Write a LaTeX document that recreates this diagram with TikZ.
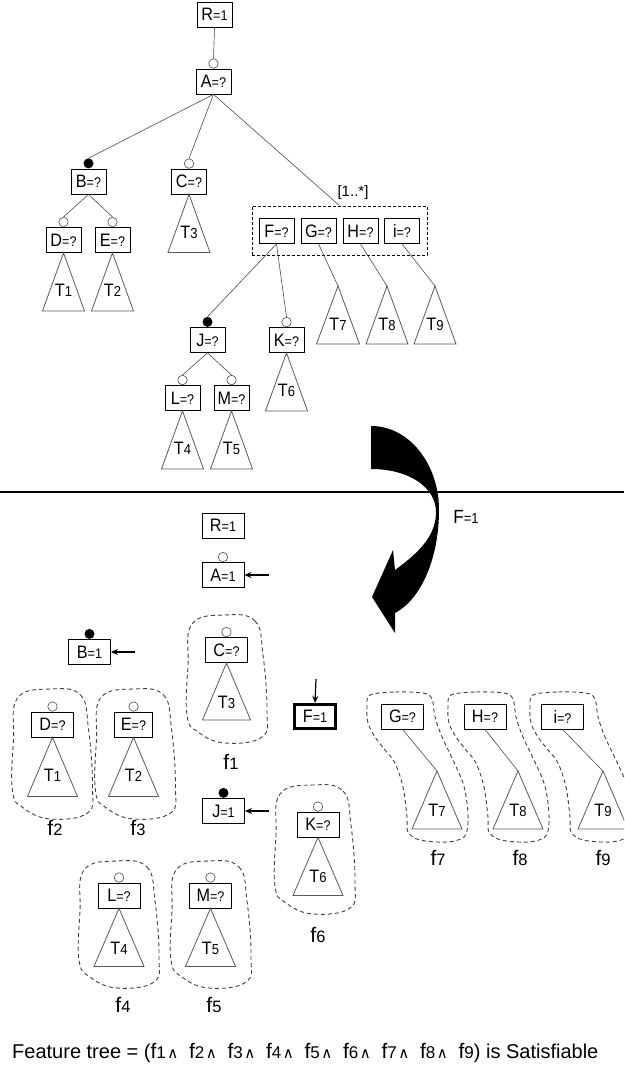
\documentclass[tikz,border=0pt]{standalone}
\usepackage{fontspec}
\setmainfont{Liberation Sans}
\newfontfamily\nfont{Liberation Sans}[FakeStretch=0.9]
\newfontfamily\symfont{DejaVu Sans}
\usetikzlibrary{arrows.meta}

% feature label inside a box: big letter, smaller "=value"
\newcommand{\boxtxt}[2]{{\nfont\fontsize{18}{18}\selectfont #1\fontsize{14}{14}\selectfont #2}}
% subtree label T<n>
\newcommand{\trilab}[1]{{\nfont\fontsize{18}{18}\selectfont T\fontsize{14.5}{14.5}\selectfont #1}}
% formula label f<n>
\newcommand{\flab}[1]{{\fontsize{21}{21}\selectfont f\fontsize{16.5}{16.5}\selectfont #1}}
\newcommand{\fsub}[1]{{\fontsize{21}{21}\selectfont f\fontsize{17}{17}\selectfont #1}}
\newcommand{\andsym}{{\symfont\fontsize{15}{15}\selectfont ∧}}
% one conjunct followed by its "and" sign, on a fixed pitch
\newcommand{\fand}[1]{\makebox[38.5pt][l]{\fsub{#1}\hspace{1.5pt}\andsym}}

% subtree triangle hanging from an apex, with its label
\newcommand{\subtree}[5]{%
  \draw[tri] (#1) -- ++(-#2,#3) -- ++(#2*2,0) -- cycle;
  \node[lab] at ([yshift=-#4pt]#1) {\trilab{#5}};}

% dashed outline around a box and its subtree (centre x, top y, bottom y)
\newcommand{\blob}[3]{%
  \draw[blobline] plot[smooth cycle, tension=0.7] coordinates {
    (#1-2,#2) (#1+28,#2+6) (#1+36,#2+40) (#1+40,#3-32) (#1+35,#3-6)
    (#1-2,#3) (#1-29,#3-11) (#1-40,#3-28) (#1-39,#2+50) (#1-35,#2+9)};}

% dashed outline around a group box with its offset subtree
\newcommand{\sblob}[1]{%
  \begin{scope}[xshift=#1pt]
  \draw[blobline] plot[smooth cycle, tension=0.55] coordinates {
    (370,695) (395,692) (423,693) (432,699) (435,717) (442,737) (453,760)
    (463,783) (467,803) (468,823) (464,837) (447,842) (420,840) (408,832)
    (407,817) (403,787) (395,763) (385,750) (375,737) (368,723) (367,707)};
  \end{scope}}

\begin{document}
\begin{tikzpicture}[x=1pt,y=-1pt,
  bx/.style={draw=black, line width=0.8pt, fill=white, minimum width=35pt,
    minimum height=25pt, inner sep=1pt},
  wbx/.style={bx, minimum width=42pt},
  oc/.style={circle, draw=black!70, line width=0.6pt, fill=white,
    minimum size=9.5pt, inner sep=0pt, anchor=south},
  fc/.style={circle, fill=black, minimum size=10pt, inner sep=0pt, anchor=south},
  link/.style={draw=black!70, line width=0.6pt},
  tri/.style={draw=black!65, line width=0.8pt},
  lab/.style={inner sep=0pt},
  blobline/.style={draw=black!75, line width=0.9pt, dash pattern=on 4pt off 3pt},
  ptr/.style={-{Stealth[length=7pt,width=6pt]}, line width=1.2pt},
]
\useasboundingbox (0,0) rectangle (624,1068);
\clip (0,0) rectangle (624,1068);

%% ---------------- upper tree ----------------
\node[bx] (R) at (214.5,14.5) {\boxtxt{R}{=1}};
\node[bx] (A) at (213.5,81.5) {\boxtxt{A}{=?}};
\node[oc] (Ac) at (A.north) {};
\draw[link] (R.south) -- (Ac.north);

\node[bx] (B) at (88.5,181.5) {\boxtxt{B}{=?}};
\node[fc] (Bc) at (B.north) {};
\node[bx] (C) at (189,181.5) {\boxtxt{C}{=?}};
\node[oc] (Cc) at (C.north) {};

\node[draw=black, line width=0.8pt, dash pattern=on 3pt off 2pt,
  minimum width=175pt, minimum height=49pt] (grp) at (339.5,230.5) {};
\node[lab] (card) at (353,193) {\fontsize{15}{15}\selectfont [1..*]};

\draw[link] (A.south) -- (Bc.north);
\draw[link] (A.south) -- (Cc.north);
\draw[link] (A.south) -- (grp.north);

\node[bx] (F) at (276.5,231) {\boxtxt{F}{=?}};
\node[bx] (G) at (318.5,231) {\boxtxt{G}{=?}};
\node[bx] (H) at (360.5,231) {\boxtxt{H}{=?}};
\node[bx] (I) at (402,231) {\boxtxt{i}{=?}};

\node[bx] (D) at (63.5,240) {\boxtxt{D}{=?}};
\node[oc] (Dc) at (D.north) {};
\node[bx] (E) at (112.5,240) {\boxtxt{E}{=?}};
\node[oc] (Ec) at (E.north) {};
\draw[link] (B.south) -- (Dc.north);
\draw[link] (B.south) -- (Ec.north);

\node[bx] (J) at (207.5,340) {\boxtxt{J}{=?}};
\node[fc] (Jc) at (J.north) {};
\node[bx] (K) at (286.5,340) {\boxtxt{K}{=?}};
\node[oc] (Kc) at (K.north) {};
\draw[link] (F.south) -- (Jc.north);
\draw[link] (F.south) -- (Kc.north);

\node[bx] (L) at (182.5,398) {\boxtxt{L}{=?}};
\node[oc] (Lc) at (L.north) {};
\node[bx] (M) at (231.5,398) {\boxtxt{M}{=?}};
\node[oc] (Mc) at (M.north) {};
\draw[link] (J.south) -- (Lc.north);
\draw[link] (J.south) -- (Mc.north);

\coordinate (t7) at (338,286);
\coordinate (t8) at (387,286);
\coordinate (t9) at (435,286);
\draw[link] (G.south) -- (t7);
\draw[link] (H.south) -- (t8);
\draw[link] (I.south) -- (t9);

\subtree{D.south}{21}{58}{37}{1}
\subtree{E.south}{21}{58}{37}{2}
\subtree{C.south}{21}{58}{38}{3}
\subtree{L.south}{21}{58}{37}{4}
\subtree{M.south}{21}{58}{37}{5}
\subtree{K.south}{21}{58}{37}{6}
\subtree{t7}{21.5}{58}{38}{7}
\subtree{t8}{21}{58}{38}{8}
\subtree{t9}{21}{58}{38}{9}

%% ---------------- divider and transition arrow ----------------
\coordinate (divl) at (0,492);
\coordinate (divr) at (624,492);
\draw[line width=1.3pt] (divl) -- (divr);

\fill[black] (371,426) .. controls (410,426) and (439,465) .. (439,510)
  .. controls (439,560) and (420,600) .. (395,613)
  -- (395,633) -- (372,597) -- (393,550) -- (395,570)
  .. controls (420,552) and (436,535) .. (436,512)
  .. controls (436,488) and (410,469) .. (371,469) -- cycle;
\node[lab] (fset) at (466,517) {{\nfont\fontsize{19}{19}\selectfont F\fontsize{14.5}{14.5}\selectfont =1}};

%% ---------------- lower part: decomposition ----------------
\blob{227}{615}{743}
\blob{52.5}{689}{819}
\blob{135.5}{689}{819}
\blob{315}{785}{914}
\blob{119}{861}{988}
\blob{211}{861}{988}
\sblob{0}
\sblob{81}
\sblob{163}

\node[wbx] (R2) at (223,525.5) {\boxtxt{R}{=1}};
\node[wbx] (A2) at (223,575) {\boxtxt{A}{=1}};
\node[oc] (A2c) at (A2.north) {};
\coordinate (pA) at (269,575);
\draw[ptr] (pA) -- (A2.east);

\node[wbx] (B2) at (89.5,652) {\boxtxt{B}{=1}};
\node[fc] (B2c) at (B2.north) {};
\coordinate (pB) at (135,652);
\draw[ptr] (pB) -- (B2.east);

\node[wbx] (C2) at (226.5,650) {\boxtxt{C}{=?}};
\node[oc] (C2c) at (C2.north) {};

\node[bx, line width=2.6pt, minimum width=41.5pt, minimum height=24.5pt]
  (F2) at (315,716.5) {\boxtxt{F}{=1}};
\coordinate (pF) at (316,679);
\draw[ptr] (pF) -- (F2.north);

\node[wbx] (J2) at (223.5,811) {\boxtxt{J}{=1}};
\node[fc] (J2c) at (J2.north) {};
\coordinate (pJ) at (269,811);
\draw[ptr] (pJ) -- (J2.east);

\node[wbx] (D2) at (52.5,724.5) {\boxtxt{D}{=?}};
\node[oc] (D2c) at (D2.north) {};
\node[wbx, minimum width=38pt] (E2) at (133.5,724.5) {\boxtxt{E}{=?}};
\node[oc] (E2c) at (E2.north) {};
\node[wbx] (K2) at (318,824.5) {\boxtxt{K}{=?}};
\node[oc] (K2c) at (K2.north) {};
\node[wbx] (L2) at (119,895.5) {\boxtxt{L}{=?}};
\node[oc] (L2c) at (L2.north) {};
\node[wbx] (M2) at (210.5,895.5) {\boxtxt{M}{=?}};
\node[oc] (M2c) at (M2.north) {};

\node[wbx] (G2) at (402.5,716.5) {\boxtxt{G}{=?}};
\node[wbx] (H2) at (485,716.5) {\boxtxt{H}{=?}};
\node[wbx] (I2) at (562.5,716.5) {\boxtxt{i}{=?}};
\coordinate (b7) at (437,771);
\coordinate (b8) at (518,771);
\coordinate (b9) at (603,771);
\draw[link] (G2.south) -- (b7);
\draw[link] (H2.south) -- (b8);
\draw[link] (I2.south) -- (b9);

\subtree{C2.south}{24}{57}{39}{3}
\subtree{D2.south}{25}{59}{38}{1}
\subtree{E2.south}{25}{59}{38}{2}
\subtree{K2.south}{25}{58}{39}{6}
\subtree{L2.south}{25}{58}{40}{4}
\subtree{M2.south}{25}{58}{40}{5}
\subtree{b7}{25}{58}{39}{7}
\subtree{b8}{25}{58}{39}{8}
\subtree{b9}{25}{58}{39}{9}

\node[lab] (f1) at (231,762) {\flab{1}};
\node[lab] (f2) at (55,828) {\flab{2}};
\node[lab] (f3) at (138,828) {\flab{3}};
\node[lab] (f4) at (123,1005) {\flab{4}};
\node[lab] (f5) at (214,1005) {\flab{5}};
\node[lab] (f6) at (318,935) {\flab{6}};
\node[lab] (f7) at (438,858) {\flab{7}};
\node[lab] (f8) at (520,858) {\flab{8}};
\node[lab] (f9) at (603,858) {\flab{9}};

\node[lab, anchor=base west] (formula) at (12,1058) {\fontsize{20}{20}\selectfont
  Feature tree = (\fand{1}\fand{2}\fand{3}\fand{4}\fand{5}\fand{6}\fand{7}\fand{8}\fsub{9}) is Satisfiable};
\end{tikzpicture}
\end{document}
########################################
■ Directions ■
Make a list of all lines in the data that contain "with".

■ Exercise solution ■
Write a LaTeX document that recreates this diagram with TikZ.
% subtree triangle hanging from an apex, with its label
% dashed outline around a group box with its offset subtree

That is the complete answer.